Os campesinos que se organizam no MPA, encontram no movimento a oportunidade de realizar a transição agroecológica de sua produção e ter à sua disposição a rede de escoamento regional e/ou nacional articulada pelo movimento. Estima-se que cada família organizada no movimento produz em média seis toneladas de alimentos por ano. Esta produção é voltada para a subsistência, para o mercado e comércio e para ações de doações nas campanhas de combate à fome em escala nacional que são organizadas pelo movimento.

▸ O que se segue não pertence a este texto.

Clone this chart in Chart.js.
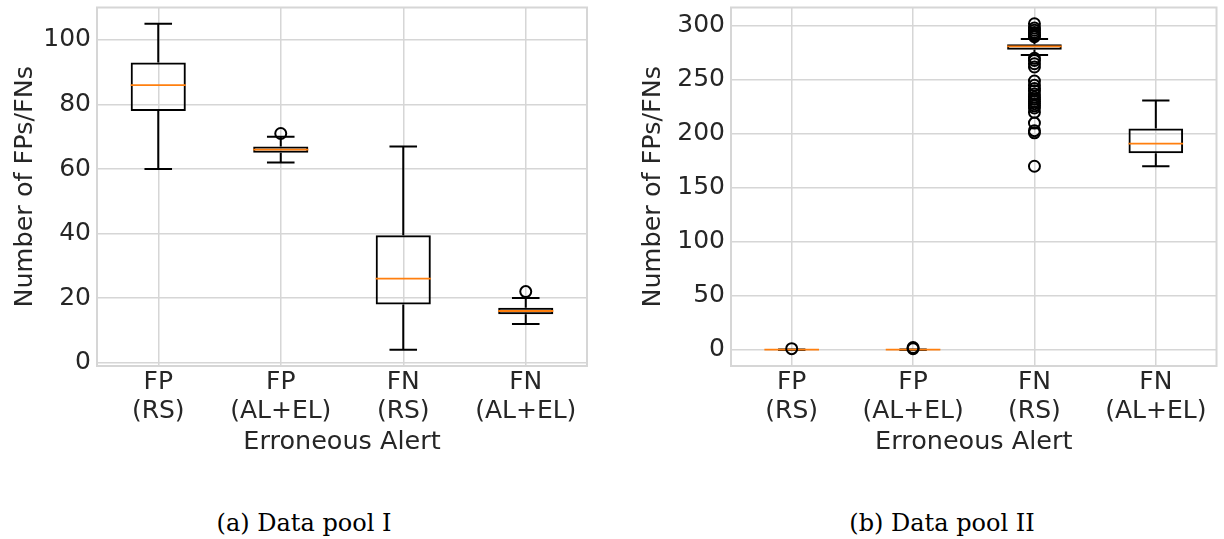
<!DOCTYPE html>
<html>
<head>
<meta charset="utf-8">
<title>Erroneous alerts per data pool</title>
<script src="https://cdn.jsdelivr.net/npm/chart.js@4.4.0/dist/chart.umd.min.js"></script>
<style>
  body { margin: 0; background: #fff; width: 1224px; height: 539px; position: relative; overflow: hidden; }
  canvas { position: absolute; top: 0; }
  #poolA { left: 0; }
  #poolB { left: 612px; }
  .caption {
    position: absolute; top: 509px; width: 400px; text-align: center;
    font-family: "DejaVu Serif", serif; font-size: 24px; line-height: 28px; color: #000;
  }
</style>
</head>
<body>
<canvas id="poolA" width="612" height="470"></canvas>
<canvas id="poolB" width="612" height="470"></canvas>
<div class="caption" style="left:104px">(a) Data pool I</div>
<div class="caption" style="left:742px">(b) Data pool II</div>
<script>
var categories = [['FP', '(RS)'], ['FP', '(AL+EL)'], ['FN', '(RS)'], ['FN', '(AL+EL)']];

// data pool I
var lowA = [60, 62, 4, 12];
var q1A = [78, 65, 18, 15];
var medianA = [86, 66, 26, 16];
var q3A = [93, 67, 39.5, 17];
var highA = [105, 70, 67, 20];
var fliersA = [[], [71], [], [22]];
var yTicksA = [0, 20, 40, 60, 80, 100];

// data pool II
var lowB = [0, 0, 273, 170];
var q1B = [0, 0, 278, 182];
var medianB = [0, 0, 281, 191];
var q3B = [0, 0, 283, 205];
var highB = [0, 0, 288, 231];
var fliersB = [
    [1],
    [1, 2],
    [302, 298, 296, 294, 292, 291, 290, 270, 268, 265, 262, 249, 245, 242, 240,
     237, 234, 232, 230, 228, 226, 224, 220, 210, 203, 201, 170],
    []
];
var yTicksB = [0, 50, 100, 150, 200, 250, 300];

var ink = '#262626';
var gridColor = '#d6d6d6';

// whiskers, caps and medians drawn on the chart's own scales
function boxPlotPlugin(s) {
    return {
        id: 'boxPlot',
        beforeDatasetsDraw: function (chart) {
            var ctx = chart.ctx, x = chart.scales.x, y = chart.scales.y, a = chart.chartArea;
            var step = x.width / categories.length;
            ctx.save();
            ctx.strokeStyle = gridColor;
            ctx.lineWidth = 2;
            ctx.strokeRect(a.left, a.top, a.right - a.left, a.bottom - a.top);
            ctx.strokeStyle = '#000';
            ctx.lineWidth = 2;
            s.low.forEach(function (lo, i) {
                var cx = x.getPixelForValue(i);
                [[lo, s.q1[i]], [s.high[i], s.q3[i]]].forEach(function (w) {
                    var yEnd = y.getPixelForValue(w[0]);
                    ctx.beginPath();
                    ctx.moveTo(cx, yEnd);
                    ctx.lineTo(cx, y.getPixelForValue(w[1]));
                    ctx.moveTo(cx - step * 0.1125, yEnd);
                    ctx.lineTo(cx + step * 0.1125, yEnd);
                    ctx.stroke();
                });
            });
            ctx.restore();
        },
        afterDatasetDraw: function (chart, args) {
            if (args.index !== 0) return;
            var ctx = chart.ctx, x = chart.scales.x, y = chart.scales.y;
            var step = x.width / categories.length;
            ctx.save();
            ctx.strokeStyle = '#ff7f0e';
            ctx.lineWidth = 1.8;
            s.median.forEach(function (m, i) {
                var cx = x.getPixelForValue(i), py = y.getPixelForValue(m);
                ctx.beginPath();
                ctx.moveTo(cx - step * 0.225, py);
                ctx.lineTo(cx + step * 0.225, py);
                ctx.stroke();
            });
            ctx.restore();
        }
    };
}

function createBoxChart(ctx, s, yTicks, yWidth, titlePad, padRight) {
    var all = s.low.concat(s.high);
    s.fliers.forEach(function (f) { all = all.concat(f); });
    var lo = Math.min.apply(null, all), hi = Math.max.apply(null, all);
    var margin = (hi - lo) * 0.05;

    var points = [];
    s.fliers.forEach(function (f, i) {
        f.forEach(function (v) { points.push({ x: i, y: v }); });
    });

    var font = { family: 'DejaVu Sans', size: 25, lineHeight: 1.16 };
    var titleFont = { family: 'DejaVu Sans', size: 25.5, lineHeight: 1.2 };

    return new Chart(ctx, {
        type: 'bar',
        data: {
            labels: categories,
            datasets: [{
                data: s.q1.map(function (v, i) { return [v, s.q3[i]]; }),
                backgroundColor: 'rgba(0,0,0,0)',
                borderColor: '#000',
                borderWidth: 2,
                borderSkipped: false,
                grouped: false,
                barPercentage: 0.45,
                categoryPercentage: 1,
                order: 1
            }, {
                type: 'scatter',
                data: points,
                xAxisID: 'xFlier',
                pointStyle: 'circle',
                pointRadius: 5.5,
                pointBorderWidth: 2,
                pointBorderColor: '#000',
                pointBackgroundColor: 'rgba(0,0,0,0)',
                order: 0
            }]
        },
        options: {
            responsive: false,
            animation: false,
            devicePixelRatio: 1,
            layout: { padding: { top: 6, right: padRight, left: 0, bottom: 0 } },
            plugins: { legend: { display: false }, tooltip: { enabled: false } },
            scales: {
                x: {
                    offset: true,
                    grid: { offset: false, color: gridColor, lineWidth: 1.5, drawTicks: false },
                    border: { display: false },
                    ticks: { color: ink, font: font, padding: 2, autoSkip: false, maxRotation: 0 },
                    title: { display: true, text: 'Erroneous Alert', color: ink, font: titleFont,
                             padding: { top: 0, bottom: 12 } },
                    afterFit: function (scale) {
                        scale.height = 104;
                        scale.paddingLeft = 0;
                        scale.paddingRight = 0;
                    }
                },
                xFlier: {
                    type: 'linear', display: false, offset: false,
                    min: -0.5, max: categories.length - 0.5
                },
                y: {
                    min: lo - margin,
                    max: hi + margin,
                    afterBuildTicks: function (scale) {
                        scale.ticks = yTicks.map(function (v) { return { value: v }; });
                    },
                    grid: { color: gridColor, lineWidth: 1.5, drawTicks: false },
                    border: { display: false },
                    ticks: { color: ink, font: font, padding: 6 },
                    title: { display: true, text: 'Number of FPs/FNs', color: ink, font: titleFont,
                             padding: { top: titlePad, bottom: 0 } },
                    afterFit: function (scale) {
                        scale.width = yWidth;
                        scale.paddingTop = 0;
                        scale.paddingBottom = 0;
                    }
                }
            }
        },
        plugins: [boxPlotPlugin(s)]
    });
}

createBoxChart(document.getElementById('poolA'),
    { low: lowA, q1: q1A, median: medianA, q3: q3A, high: highA, fliers: fliersA },
    yTicksA, 97, 10, 25);

createBoxChart(document.getElementById('poolB'),
    { low: lowB, q1: q1B, median: medianB, q3: q3B, high: highB, fliers: fliersB },
    yTicksB, 119, 26, 3);
</script>
</body>
</html>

Basicamente, o MPA pratica uma tecnologia social que combate a pobreza de ponta a ponta, do campo à cidade. Cada alimento adquirido de famílias de pequenos agricultores significa não só um alimento produzido sem venenos, contribuindo para a economia nos gastos com saúde pública, mas a queda do endividamento das famílias que advém da compra continuada de agrotóxicos, e a continuidade de práticas de plantio que tem como princípio a preservação ambiental e da cultura alimentar brasileira. Ou seja, cada alimento adquirido de uma família camponesa representa um universo de princípios coletivos benéficos à sociedade e a fixação sustentável daquela família no campo.
A existência do MPA indica um processo que busca “a possibilidade da gente sonhar, vislumbrar e se desafiar a ajudar a construir um campo diferente para o campesinato brasileiro”.v As famílias campesinas, popularmente conhecidas pela população urbana como pequenos agricultores são os que: “Na definição do MPA [...] [o pequeno agricultor é] aquele que toca a sua vida, a sua propriedade ou a terra onde ele trabalha, com o trabalho da sua própria família, então esses são os que consideramos o pequeno produtor. Ele pode ser o proprietário da terra, mas nem sempre é uma condição, tem muito pequeno produtor camponês que não tem a propriedade da terra e que trabalha ainda como meeiro ou como arrendatário. O que ele usa para fazer a sua produção é a força de trabalho sua, e de sua própria família. Então isso, para nós, é o critério básico para definir se a família é pequena agricultora, ou não”.